Training Data Quality

AI systems learn from historical approval patterns. If historical data contains inconsistent approvals, AI accuracy drops. Best practice: review 3-6 months of historical approvals, correct inconsistencies, and provide corrected dataset to platform before AI begins learning.

Merchant Database Accuracy

Pre-submission policy enforcement depends on merchant category coding. If merchant database is outdated or inaccurate (general store misclassified as liquor store), false positive rates rise. Platforms maintain merchant databases but company should periodically audit merchant classifications.

Manager Training on Exception Handling

Even with accurate AI, approvers receive flagged expenses.
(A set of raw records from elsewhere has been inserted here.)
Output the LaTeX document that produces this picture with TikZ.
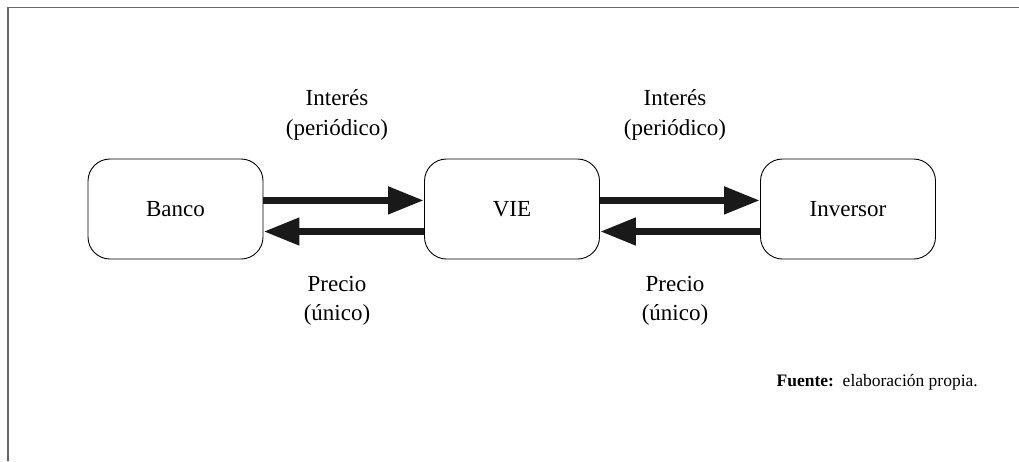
\documentclass[tikz,border=0pt]{standalone}
\usepackage{fontspec}
\setmainfont{Liberation Serif}
\usetikzlibrary{arrows.meta,positioning}

\tikzset{
  actor/.style={draw, line width=0.9pt, rounded corners=22pt,
    minimum width=175pt, minimum height=100pt, inner sep=0pt,
    font=\fontsize{23}{29}\selectfont},
  flow/.style={line width=7.5pt, draw=black!90,
    -{Triangle[length=36pt,width=26pt]}},
  tag/.style={align=center, inner sep=0pt, font=\fontsize{23}{29.5}\selectfont},
  frameline/.style={draw=black!60, line width=1.5pt}
}

\begin{document}
\begin{tikzpicture}[x=1pt,y=-1pt]
  \useasboundingbox (0,0) rectangle (1019,461);
  % frame of the figure
  \draw[frameline] (1019,7.5) -- (8,7.5) -- (8,461);

  \node[actor] (banco) at (175.5,209) {Banco};
  \node[actor] (vie) at (512,209) {VIE};
  \node[actor] (inversor) at (848,209) {Inversor};

  % interest flows (top) and price flows (bottom)
  \draw[flow] ([yshift=8.6pt]banco.east) -- ([yshift=8.6pt]vie.west);
  \draw[flow] ([yshift=-22.5pt]vie.west) -- ([yshift=-22.5pt]banco.east);
  \draw[flow] ([yshift=8.6pt]vie.east) -- ([yshift=8.6pt]inversor.west);
  \draw[flow] ([yshift=-22.5pt]inversor.west) -- ([yshift=-22.5pt]vie.east);

  \node[tag] (int1) at (337,115) {Interés\\(periódico)};
  \node[tag] (pre1) at (337,301) {Precio\\(único)};
  \node[tag] (int2) at (675,115) {Interés\\(periódico)};
  \node[tag] (pre2) at (675,301) {Precio\\(único)};

  \node[anchor=base east, inner sep=0pt, font=\fontsize{17.5}{21}\selectfont]
    (fuente) at (978,386) {\textbf{Fuente:}\ \ elaboración propia.};
\end{tikzpicture}
\end{document}
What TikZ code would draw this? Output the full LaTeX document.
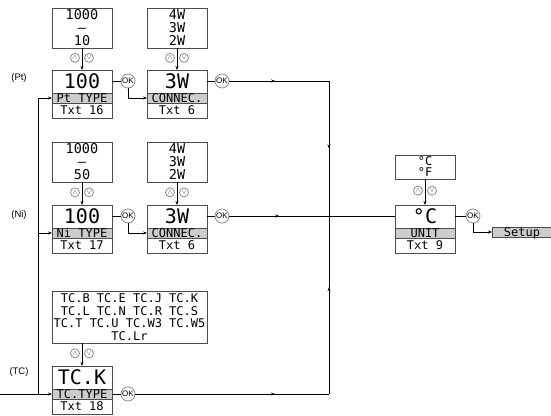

Manager training on context-based exception approval reduces approval bottlenecks by 30-40%. Example: understand when it's appropriate to approve high-value meal expenses (client entertainment vs personal meal).

ROI & Cost-Benefit Analysis

Organisations implementing AI policy enforcement report:

  • Approval time reduction: 40-60% fewer expenses requiring approver review (pre-submission enforcement eliminates 70-80% of exceptions)
  • Policy compliance improvement: Out-of-policy spending reduced by 3-7% of budget through combination of prevention and deterrence
  • Fraud detection: 0.5-2% of expenses detected as fraudulent (compared to 0.1-0.3% with manual audit sampling)
  • Cycle time improvement: Reimbursement cycle reduced from 10-14 days to 3-5 days (due to fewer exceptions requiring rework)

Typical ROI is 4-6 months for mid-market organisations through combination of approval time savings and fraud prevention.

Key Takeaways

AI policy enforcement accuracy is 85-96% for standard expenses when policies are clearly defined. Pre-submission enforcement prevents 70-80% of policy exceptions. Post-submission anomaly detection catches most obvious fraud; sophisticated fraud requires human investigation. ROI is 4-6 months through approval time savings. Success depends on clear policy definition, quality training data, and manager training on exception approval.